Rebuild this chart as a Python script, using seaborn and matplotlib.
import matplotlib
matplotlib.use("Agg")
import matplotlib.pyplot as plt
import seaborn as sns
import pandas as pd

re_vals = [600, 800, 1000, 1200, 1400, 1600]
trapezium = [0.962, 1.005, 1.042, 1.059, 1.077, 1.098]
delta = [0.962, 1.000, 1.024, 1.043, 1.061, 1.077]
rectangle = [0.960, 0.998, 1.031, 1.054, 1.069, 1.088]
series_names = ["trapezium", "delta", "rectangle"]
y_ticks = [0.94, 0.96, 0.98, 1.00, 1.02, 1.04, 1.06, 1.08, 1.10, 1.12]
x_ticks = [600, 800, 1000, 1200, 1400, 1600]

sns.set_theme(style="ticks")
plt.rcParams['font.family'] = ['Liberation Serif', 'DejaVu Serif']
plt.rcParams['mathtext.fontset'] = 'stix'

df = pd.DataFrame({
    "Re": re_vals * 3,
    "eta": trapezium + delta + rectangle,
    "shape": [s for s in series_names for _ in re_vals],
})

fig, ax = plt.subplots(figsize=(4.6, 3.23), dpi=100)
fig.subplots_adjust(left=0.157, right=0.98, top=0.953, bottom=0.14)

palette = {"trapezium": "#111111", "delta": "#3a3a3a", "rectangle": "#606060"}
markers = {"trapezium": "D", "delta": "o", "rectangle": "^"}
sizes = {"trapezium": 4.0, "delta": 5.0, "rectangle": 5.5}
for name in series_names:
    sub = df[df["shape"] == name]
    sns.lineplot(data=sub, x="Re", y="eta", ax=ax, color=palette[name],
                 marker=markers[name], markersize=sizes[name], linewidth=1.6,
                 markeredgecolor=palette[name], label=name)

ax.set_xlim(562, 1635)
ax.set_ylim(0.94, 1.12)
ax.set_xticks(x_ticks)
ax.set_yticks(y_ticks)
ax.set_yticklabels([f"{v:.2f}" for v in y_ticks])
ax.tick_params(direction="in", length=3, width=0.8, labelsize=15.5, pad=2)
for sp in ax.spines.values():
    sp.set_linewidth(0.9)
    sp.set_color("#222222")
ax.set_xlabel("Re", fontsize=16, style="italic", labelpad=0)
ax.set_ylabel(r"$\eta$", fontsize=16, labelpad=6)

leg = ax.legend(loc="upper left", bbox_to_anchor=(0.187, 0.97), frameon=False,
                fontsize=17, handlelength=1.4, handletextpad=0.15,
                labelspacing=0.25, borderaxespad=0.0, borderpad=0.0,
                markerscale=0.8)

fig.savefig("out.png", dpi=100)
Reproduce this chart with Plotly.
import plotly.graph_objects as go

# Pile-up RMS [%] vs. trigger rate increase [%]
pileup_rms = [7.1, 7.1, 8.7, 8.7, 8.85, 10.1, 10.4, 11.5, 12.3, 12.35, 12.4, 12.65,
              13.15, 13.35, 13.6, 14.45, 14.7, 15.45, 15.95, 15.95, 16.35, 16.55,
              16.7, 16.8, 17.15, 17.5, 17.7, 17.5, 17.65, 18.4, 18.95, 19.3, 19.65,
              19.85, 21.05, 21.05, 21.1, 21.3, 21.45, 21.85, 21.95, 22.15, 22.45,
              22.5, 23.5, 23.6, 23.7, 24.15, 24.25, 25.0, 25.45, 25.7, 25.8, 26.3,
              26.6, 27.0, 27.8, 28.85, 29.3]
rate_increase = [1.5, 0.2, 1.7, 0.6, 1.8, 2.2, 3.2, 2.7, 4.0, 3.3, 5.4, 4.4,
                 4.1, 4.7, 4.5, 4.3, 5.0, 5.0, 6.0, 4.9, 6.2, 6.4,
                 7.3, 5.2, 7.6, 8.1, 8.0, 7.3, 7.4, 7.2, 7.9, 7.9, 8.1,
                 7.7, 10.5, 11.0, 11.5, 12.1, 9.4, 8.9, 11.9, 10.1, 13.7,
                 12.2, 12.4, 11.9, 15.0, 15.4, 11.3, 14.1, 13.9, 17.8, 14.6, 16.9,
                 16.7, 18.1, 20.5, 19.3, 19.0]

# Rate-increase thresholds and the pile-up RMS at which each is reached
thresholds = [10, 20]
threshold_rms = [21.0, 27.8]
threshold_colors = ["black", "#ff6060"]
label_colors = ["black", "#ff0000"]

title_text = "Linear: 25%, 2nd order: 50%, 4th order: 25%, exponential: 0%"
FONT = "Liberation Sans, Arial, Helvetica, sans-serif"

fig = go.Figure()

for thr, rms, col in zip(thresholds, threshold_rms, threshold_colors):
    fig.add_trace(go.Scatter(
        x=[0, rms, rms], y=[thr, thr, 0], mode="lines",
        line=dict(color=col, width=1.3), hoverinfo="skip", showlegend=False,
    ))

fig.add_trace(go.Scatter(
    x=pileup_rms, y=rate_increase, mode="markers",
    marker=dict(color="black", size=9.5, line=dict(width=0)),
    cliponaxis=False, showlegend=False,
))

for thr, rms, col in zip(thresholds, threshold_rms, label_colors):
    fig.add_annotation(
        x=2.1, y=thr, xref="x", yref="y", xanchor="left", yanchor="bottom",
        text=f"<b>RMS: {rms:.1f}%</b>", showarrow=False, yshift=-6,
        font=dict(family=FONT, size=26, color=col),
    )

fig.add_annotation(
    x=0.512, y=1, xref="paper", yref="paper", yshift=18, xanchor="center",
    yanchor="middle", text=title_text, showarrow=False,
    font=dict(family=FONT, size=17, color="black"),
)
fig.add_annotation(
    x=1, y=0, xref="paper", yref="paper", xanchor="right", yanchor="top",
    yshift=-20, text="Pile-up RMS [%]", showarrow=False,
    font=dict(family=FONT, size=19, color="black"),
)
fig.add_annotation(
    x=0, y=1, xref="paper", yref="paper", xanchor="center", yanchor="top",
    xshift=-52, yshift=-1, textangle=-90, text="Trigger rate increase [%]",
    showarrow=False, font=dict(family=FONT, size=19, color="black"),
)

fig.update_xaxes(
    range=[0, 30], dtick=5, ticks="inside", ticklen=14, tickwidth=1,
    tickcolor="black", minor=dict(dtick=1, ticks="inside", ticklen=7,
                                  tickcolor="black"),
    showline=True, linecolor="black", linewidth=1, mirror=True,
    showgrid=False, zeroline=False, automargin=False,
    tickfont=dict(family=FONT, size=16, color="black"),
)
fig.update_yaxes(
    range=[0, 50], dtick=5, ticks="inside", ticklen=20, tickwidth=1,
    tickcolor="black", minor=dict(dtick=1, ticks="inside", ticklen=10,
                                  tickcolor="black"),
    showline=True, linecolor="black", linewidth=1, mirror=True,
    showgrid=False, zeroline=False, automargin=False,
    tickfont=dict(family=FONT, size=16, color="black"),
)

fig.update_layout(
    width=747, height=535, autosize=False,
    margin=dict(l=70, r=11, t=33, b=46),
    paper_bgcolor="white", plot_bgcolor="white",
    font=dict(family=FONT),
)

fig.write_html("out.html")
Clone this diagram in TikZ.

### Task
Both the line with "Reproduce this chart with Plotly." and the line with "import plotly.graph_objects as go" belong in the extract, along with every line between them; set down those lines exactly and only.

### Result
Reproduce this chart with Plotly.
import plotly.graph_objects as go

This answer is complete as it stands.